Work instructions
Below is a listing; write it out exactly and drop any images from it.

Data extract
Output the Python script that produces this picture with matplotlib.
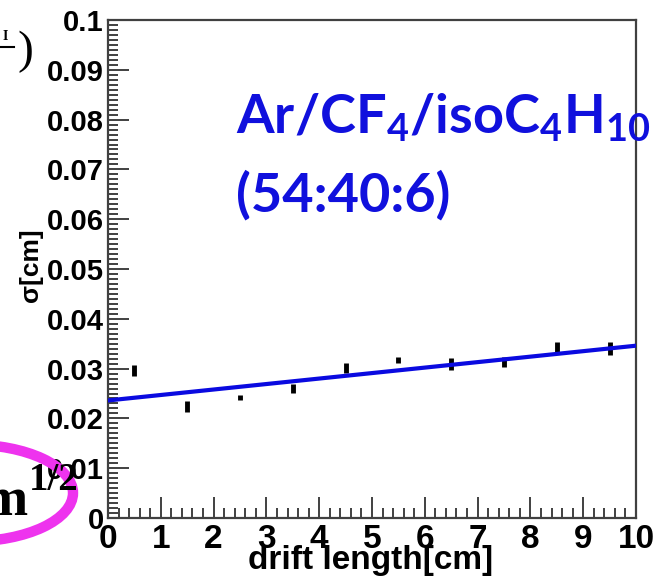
import matplotlib
matplotlib.use('Agg')
import matplotlib.pyplot as plt
from matplotlib.patches import Ellipse
from matplotlib.lines import Line2D
from matplotlib.ticker import MultipleLocator, FuncFormatter
import numpy as np

# measured resolution vs drift length
drift_cm = [0.5, 1.5, 2.5, 3.5, 4.5, 5.5, 6.5, 7.5, 8.5, 9.5]
sigma_cm = [0.0296, 0.0224, 0.0242, 0.0260, 0.0301, 0.0318, 0.0309, 0.0314, 0.0344, 0.0341]
sigma_err = [0.0011, 0.0011, 0.0005, 0.0009, 0.0010, 0.0006, 0.0012, 0.0010, 0.0010, 0.0013]

# linear fit parameters (sigma = p0 + p1 * L)
fit_p0 = 0.0236
fit_p1 = 0.00110

W, H = 661, 580
plt.rcParams['font.family'] = ['Liberation Sans', 'DejaVu Sans']
plt.rcParams['font.weight'] = 'bold'

fig = plt.figure(figsize=(W / 100, H / 100), dpi=100)

def fx(px):
    return px / W

def fy(py):
    return 1 - py / H

ax = fig.add_axes([fx(108), fy(518), (636 - 108) / W, (518 - 20) / H])

ax.errorbar(drift_cm, sigma_cm, yerr=sigma_err, fmt='none', ecolor='black',
            elinewidth=3.5, capsize=0, zorder=3)
xs = np.array([0.0, 10.0])
ax.plot(xs, fit_p0 + fit_p1 * xs, color='#0a0ae0', lw=3, zorder=4)

ax.set_xlim(0, 10)
ax.set_ylim(0, 0.1)
ax.xaxis.set_major_locator(MultipleLocator(1))
ax.xaxis.set_minor_locator(MultipleLocator(0.2))
ax.yaxis.set_major_locator(MultipleLocator(0.01))
ax.yaxis.set_minor_locator(MultipleLocator(0.001))
ax.yaxis.set_major_formatter(FuncFormatter(lambda v, p: f'{v:g}'))
ax.xaxis.set_major_formatter(FuncFormatter(lambda v, p: f'{v:g}'))

spine_col = '#404040'
for s in ax.spines.values():
    s.set_color(spine_col)
    s.set_linewidth(1.6)
ax.tick_params(which='both', direction='in', color=spine_col, width=1.4,
               top=False, right=False)
ax.tick_params(which='major', length=15)
ax.tick_params(which='minor', length=7)
ax.tick_params(axis='x', labelsize=24, pad=4)
ax.tick_params(axis='y', labelsize=21, pad=3)

fig.text(fx(371), fy(561), 'drift length[cm]', ha='center', va='center',
         fontsize=24, fontweight='bold')
fig.text(fx(31), fy(265), 'σ[cm]', rotation=90, ha='center', va='center',
         fontsize=19, fontweight='bold')

blue = '#1010dd'
fig.text(fx(236), fy(133), r'Ar/CF$_\mathregular{4}$/isoC$_\mathregular{4}$H$_\mathregular{10}$',
         fontsize=39, fontfamily='Lato', fontweight='bold', color=blue,
         ha='left', va='baseline')
fig.text(fx(236), fy(212), '(54:40:6)', fontsize=39, fontfamily='Lato',
         fontweight='bold', color=blue, ha='left', va='baseline')

# slide leftovers at the left edge
fig.text(fx(25), fy(52), ')', fontsize=34, fontfamily='Liberation Serif',
         fontweight='normal', ha='center', va='center')
fig.add_artist(Line2D([0, fx(14)], [fy(47), fy(47)], color='black', lw=1.5))
fig.text(fx(5), fy(36), 'I', fontsize=10, fontfamily='Liberation Serif',
         ha='center', va='center')
fig.text(fx(-17), fy(515), 'm', fontsize=39, fontfamily='Liberation Serif',
         fontweight='bold', ha='left', va='baseline')
fig.text(fx(29), fy(490), '1/2', fontsize=28, fontfamily='Liberation Serif',
         fontweight='bold', ha='left', va='baseline')
fig.add_artist(Ellipse((fx(-30), fy(493)), 206 / W, 97 / H, fill=False,
                       edgecolor='#ee33ee', lw=7.5))

fig.savefig('out.png', dpi=100, facecolor='white')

Full output
Output the Python script that produces this picture with matplotlib.
import matplotlib
matplotlib.use('Agg')
import matplotlib.pyplot as plt
from matplotlib.patches import Ellipse
from matplotlib.lines import Line2D
from matplotlib.ticker import MultipleLocator, FuncFormatter
import numpy as np

# measured resolution vs drift length
drift_cm = [0.5, 1.5, 2.5, 3.5, 4.5, 5.5, 6.5, 7.5, 8.5, 9.5]
sigma_cm = [0.0296, 0.0224, 0.0242, 0.0260, 0.0301, 0.0318, 0.0309, 0.0314, 0.0344, 0.0341]
sigma_err = [0.0011, 0.0011, 0.0005, 0.0009, 0.0010, 0.0006, 0.0012, 0.0010, 0.0010, 0.0013]

# linear fit parameters (sigma = p0 + p1 * L)
fit_p0 = 0.0236
fit_p1 = 0.00110

W, H = 661, 580
plt.rcParams['font.family'] = ['Liberation Sans', 'DejaVu Sans']
plt.rcParams['font.weight'] = 'bold'

fig = plt.figure(figsize=(W / 100, H / 100), dpi=100)

def fx(px):
    return px / W

def fy(py):
    return 1 - py / H

ax = fig.add_axes([fx(108), fy(518), (636 - 108) / W, (518 - 20) / H])

ax.errorbar(drift_cm, sigma_cm, yerr=sigma_err, fmt='none', ecolor='black',
            elinewidth=3.5, capsize=0, zorder=3)
xs = np.array([0.0, 10.0])
ax.plot(xs, fit_p0 + fit_p1 * xs, color='#0a0ae0', lw=3, zorder=4)

ax.set_xlim(0, 10)
ax.set_ylim(0, 0.1)
ax.xaxis.set_major_locator(MultipleLocator(1))
ax.xaxis.set_minor_locator(MultipleLocator(0.2))
ax.yaxis.set_major_locator(MultipleLocator(0.01))
ax.yaxis.set_minor_locator(MultipleLocator(0.001))
ax.yaxis.set_major_formatter(FuncFormatter(lambda v, p: f'{v:g}'))
ax.xaxis.set_major_formatter(FuncFormatter(lambda v, p: f'{v:g}'))

spine_col = '#404040'
for s in ax.spines.values():
    s.set_color(spine_col)
    s.set_linewidth(1.6)
ax.tick_params(which='both', direction='in', color=spine_col, width=1.4,
               top=False, right=False)
ax.tick_params(which='major', length=15)
ax.tick_params(which='minor', length=7)
ax.tick_params(axis='x', labelsize=24, pad=4)
ax.tick_params(axis='y', labelsize=21, pad=3)

fig.text(fx(371), fy(561), 'drift length[cm]', ha='center', va='center',
         fontsize=24, fontweight='bold')
fig.text(fx(31), fy(265), 'σ[cm]', rotation=90, ha='center', va='center',
         fontsize=19, fontweight='bold')

blue = '#1010dd'
fig.text(fx(236), fy(133), r'Ar/CF$_\mathregular{4}$/isoC$_\mathregular{4}$H$_\mathregular{10}$',
         fontsize=39, fontfamily='Lato', fontweight='bold', color=blue,
         ha='left', va='baseline')
fig.text(fx(236), fy(212), '(54:40:6)', fontsize=39, fontfamily='Lato',
         fontweight='bold', color=blue, ha='left', va='baseline')

# slide leftovers at the left edge
fig.text(fx(25), fy(52), ')', fontsize=34, fontfamily='Liberation Serif',
         fontweight='normal', ha='center', va='center')
fig.add_artist(Line2D([0, fx(14)], [fy(47), fy(47)], color='black', lw=1.5))
fig.text(fx(5), fy(36), 'I', fontsize=10, fontfamily='Liberation Serif',
         ha='center', va='center')
fig.text(fx(-17), fy(515), 'm', fontsize=39, fontfamily='Liberation Serif',
         fontweight='bold', ha='left', va='baseline')
fig.text(fx(29), fy(490), '1/2', fontsize=28, fontfamily='Liberation Serif',
         fontweight='bold', ha='left', va='baseline')
fig.add_artist(Ellipse((fx(-30), fy(493)), 206 / W, 97 / H, fill=False,
                       edgecolor='#ee33ee', lw=7.5))

fig.savefig('out.png', dpi=100, facecolor='white')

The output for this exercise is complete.